Теперь калитка скрипнула чуть слышно, будто извиняясь, что отвлекает собеседников. Олег Ираклиевич Щербак повернул голову в направлении дорожки, ведущей к веранде. Мирослава Томашевич, как и обещала, пришла к Тарасу Адамовичу, когда полуденное солнце зависло над домом, утопавшим в тени яблоневого сада. Замерла у калитки, увидев гостя. Потом решительно направилась к веранде, остановилась у ступеней. Мужчины поднялись.
— Добрый день, господин Галушко.
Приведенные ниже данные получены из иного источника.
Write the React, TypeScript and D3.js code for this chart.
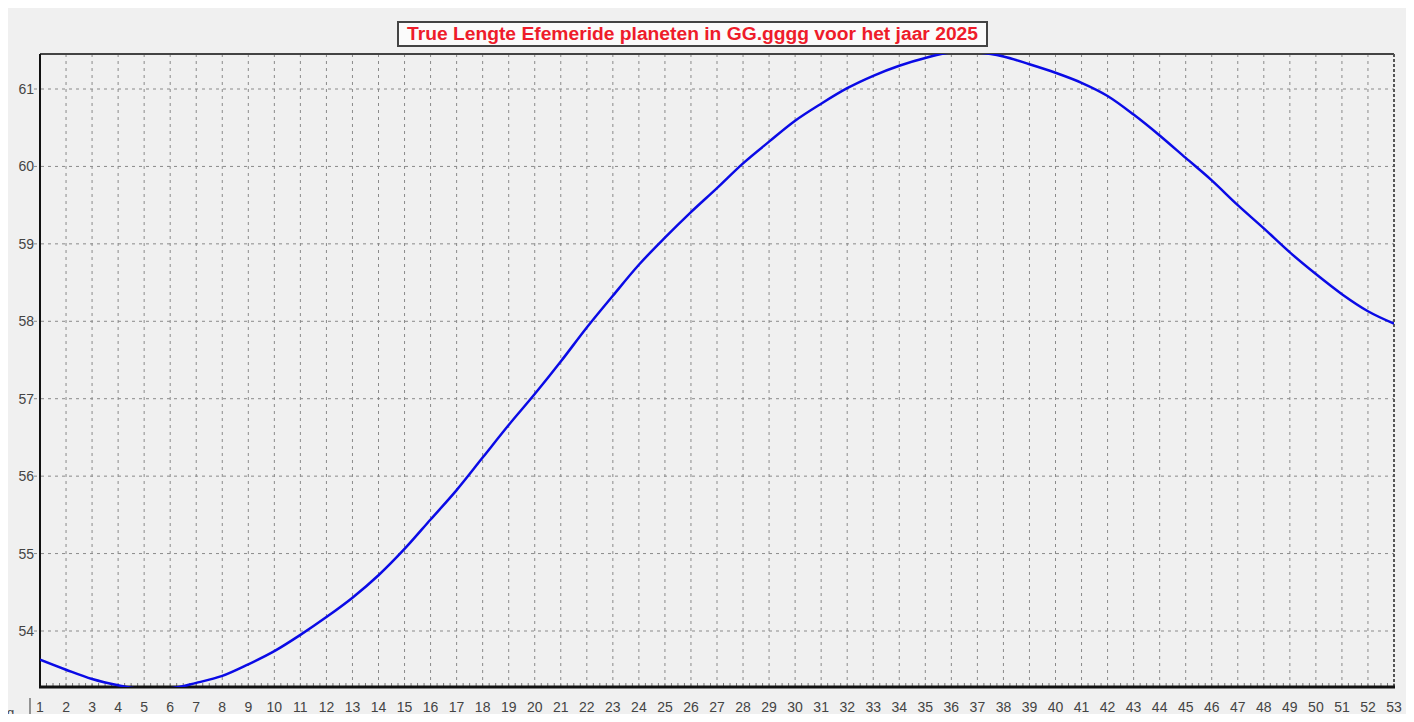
import React from "react";
import * as d3 from "d3";

const weeks: number[] = d3.range(1, 54);
const values: number[] = [
  53.63, 53.5, 53.38, 53.3, 53.25, 53.26, 53.33, 53.42, 53.57, 53.74,
  53.95, 54.18, 54.43, 54.72, 55.06, 55.44, 55.82, 56.24, 56.66, 57.06,
  57.48, 57.92, 58.33, 58.73, 59.08, 59.41, 59.72, 60.04, 60.32, 60.59,
  60.81, 61.01, 61.17, 61.3, 61.4, 61.47, 61.47, 61.42, 61.32, 61.21,
  61.08, 60.91, 60.67, 60.4, 60.11, 59.82, 59.5, 59.2, 58.89, 58.61,
  58.35, 58.13, 57.97,
];
const yTicks: number[] = [54, 55, 56, 57, 58, 59, 60, 61];
const title = "True Lengte Efemeride planeten in GG.gggg voor het jaar 2025";

const W = 1414;
const H = 722;
const left = 40;
const right = 1394;
const top = 54;
const bottom = 687;

export default function App() {
  const x = d3.scaleLinear().domain([1, 53]).range([left, right]);
  const y = d3.scaleLinear().domain([54, 61]).range([631, 89]);
  const line = d3
    .line<number>()
    .x((_, i) => x(weeks[i]))
    .y((d) => y(d))
    .curve(d3.curveMonotoneX);
  const minorTicks = d3.range(1, 53.01, 0.25);
  return (
    <div style={{ margin: -8, width: W, height: H, overflow: "hidden" }}>
      <svg width={W} height={H} style={{ display: "block", fontFamily: "Liberation Sans, Arial, sans-serif" }}>
        <rect x={0} y={0} width={W} height={H} fill="#f0f0f0" />
        <rect x={0} y={0} width={W} height={6} fill="#fafafa" />
        <defs>
          <clipPath id="plotclip">
            <rect x={left} y={top} width={right - left} height={bottom - top} />
          </clipPath>
        </defs>
        {/* grid */}
        {weeks.slice(1, -1).map((w) => (
          <line
            key={"v" + w}
            x1={x(w)}
            x2={x(w)}
            y1={top}
            y2={bottom}
            stroke="#8a8a8a"
            strokeWidth={1}
            strokeDasharray="3,4"
          />
        ))}
        {yTicks.map((t) => (
          <line
            key={"h" + t}
            x1={left - 6}
            x2={right}
            y1={y(t)}
            y2={y(t)}
            stroke="#8a8a8a"
            strokeWidth={1}
            strokeDasharray="3,4"
          />
        ))}
        {/* minor ticks on bottom */}
        {minorTicks.map((m, i) => (
          <line key={"m" + i} x1={x(m)} x2={x(m)} y1={bottom - 4} y2={bottom} stroke="#777" strokeWidth={1} />
        ))}
        {/* border */}
        <line x1={left} x2={right} y1={top} y2={top} stroke="#444" strokeWidth={2} />
        <line x1={right} x2={right} y1={top} y2={bottom} stroke="#555" strokeWidth={2} strokeDasharray="3,2" />
        <line x1={left} x2={left} y1={top} y2={bottom + 1} stroke="#111" strokeWidth={2} />
        <line x1={left - 1} x2={right + 1} y1={bottom} y2={bottom} stroke="#111" strokeWidth={3} />
        {/* curve */}
        <path
          d={line(values) || ""}
          fill="none"
          stroke="#0a0ae6"
          strokeWidth={2.5}
          clipPath="url(#plotclip)"
        />
        {/* y labels */}
        {yTicks.map((t) => (
          <text key={"yl" + t} x={left - 6} y={y(t) + 5} fontSize={14} textAnchor="end" fill="#444">
            {t}
          </text>
        ))}
        {/* x labels */}
        {weeks.map((w) => (
          <text key={"xl" + w} x={x(w)} y={712} fontSize={14} textAnchor="middle" fill="#444">
            {w}
          </text>
        ))}
        <text x={4} y={717} fontSize={13} fill="#444">ig</text>
        <line x1={30} x2={30} y1={698} y2={718} stroke="#555" strokeWidth={1.2} />
        {/* title */}
        <rect x={398} y={22} width={589} height={24} fill="#fbfbfb" stroke="#444" strokeWidth={2} />
        <text
          x={407}
          y={40}
          fontSize={18}
          fontWeight="bold"
          textLength={571}
          lengthAdjust="spacingAndGlyphs"
          fill="#ee1c2a"
        >
          {title}
        </text>
      </svg>
    </div>
  );
}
О, — перевела взгляд на его собеседника, — господин Щербак! Не ожидала вас здесь встретить.
— И я вас, но я рад нашей встрече, — ответил художник, опять превратившись в Париса.
— Мира, прошу вас присоединиться к нашему разговору, — пригласил хозяин. — Мы пробовали луковый конфитюр, а еще мой гость рассказал кое-что о том вечере, когда исчезла ваша сестра.
Мира удивленно посмотрела на художника:
— О, а я не знала, что… что вы что-то знаете…
Она села напротив Щербака.
— Расскажите мне. Когда вы видели Веру?
— Скорее, когда не видел, — грустно молвил художник. — Она должна была выступать в Интимном, я пригласил ее встретиться в Шато де Флер.
— Она мне не говорила, — удивилась Вера.
Шарм элегантности вмиг улетучился, черты лица художника стали резкими:
— А она вам всегда говорит, с кем и когда собирается встречаться?
Мира перехватила взгляд Галушко и дрожащим голосом сказала Щербаку:
— Простите, просто… В тот вечер Вера приглашала меня на встречу. Мы… Должны были пойти вдвоем в «Семадени». Там… ее ждали.
Мира зарделась. Щербак смотрел на свои лежащие на столе руки с длинными тонкими пальцами.